"Cold enough to freeze the balls off (or on) a brass monkey" is a colloquial expression used by some English speakers to describe extremely cold weather.
The reference to the testes (as the term balls is commonly understood to mean) of the brass monkey appears to be a 20th-century variant on the expression, prefigured by a range of references to other body parts, especially the nose and tail.
History
During the 19th and 20th centuries, small monkeys cast from the alloy brass were very common tourist souvenirs from China and Japan. They usually, but not always, came in a set of three representing the Three Wise Monkeys carved in wood above the Shrine of Tōshō-gū in Nikkō, Tochigi, Japan. These monkeys were often cast with all three in a single piece. In other sets they were made singly. Old brass monkeys of this type are collectors' items.[1][2] Michael Quinion, advisor to The Oxford English Dictionary and author of the website World Wide Words, writes, "it's more than likely the term came from them".[3]
Usage
Early references to "brass monkeys" in the 19th century have no references to balls at all, but instead variously say that it is cold enough to freeze the tail, nose, ears, and whiskers off a brass monkey; or hot enough to "scald the throat" or "singe the hair" of a brass monkey.[4]
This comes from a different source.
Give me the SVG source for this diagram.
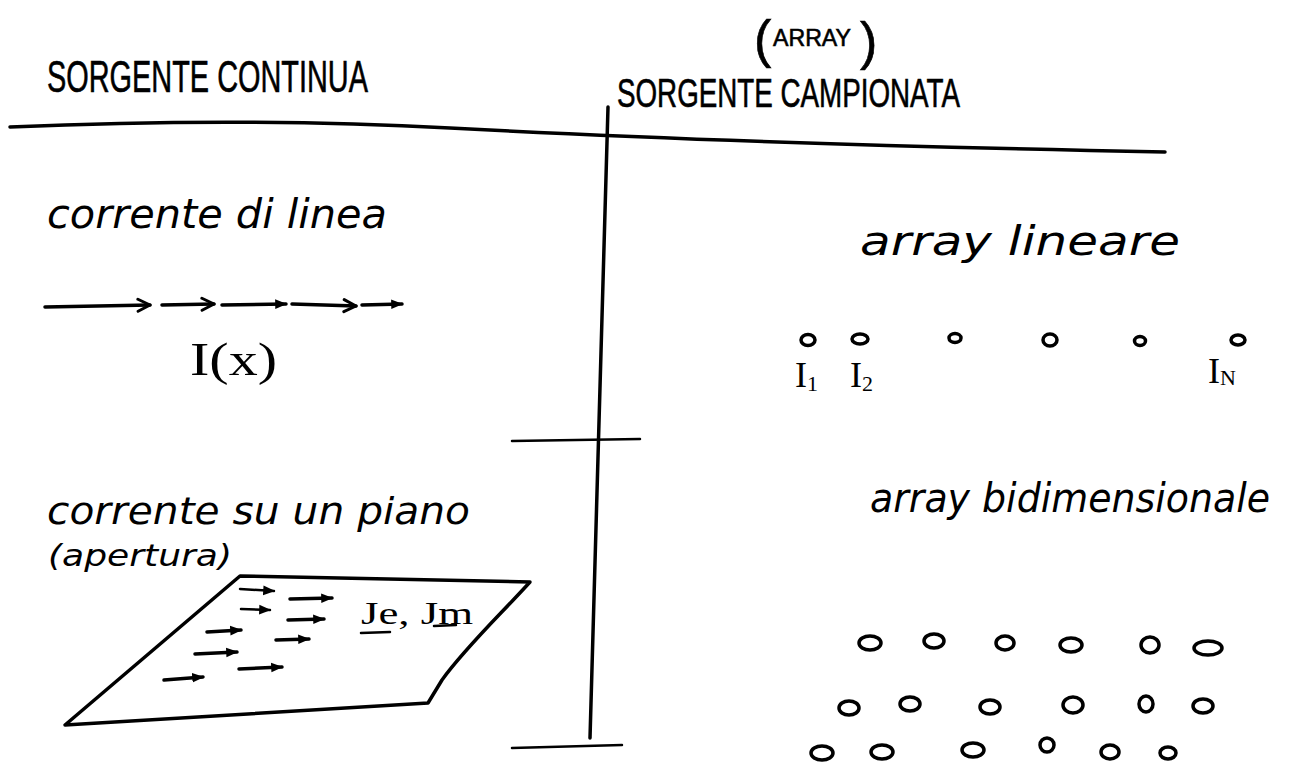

- An early known recorded use of the phrase "brass monkey" appears in the humorous essay "On Enjoying Life" by Eldridge Gerry Paige (writing under the pseudonym Dow, Jr.), published in the New York Sunday Mercury and republished in the book Short Patent Sermons by Dow, Jr.: "When you love, [...] your heart, hands, feet and flesh are as cold and senseless as the toes of a brass monkey in winter."[5]
- Another early published instance of the phrase appeared in 1847, in a portion of Herman Melville's autobiographical narrative Omoo:[6]
- "It was so excessively hot in this still, brooding valley, shut out from the Trades, and only open toward the leeward side of the island, that labor in the sun was out of the question. To use a hyperbolical phrase of Shorty's, 'It was 'ot enough to melt the nose h'off a brass monkey.'"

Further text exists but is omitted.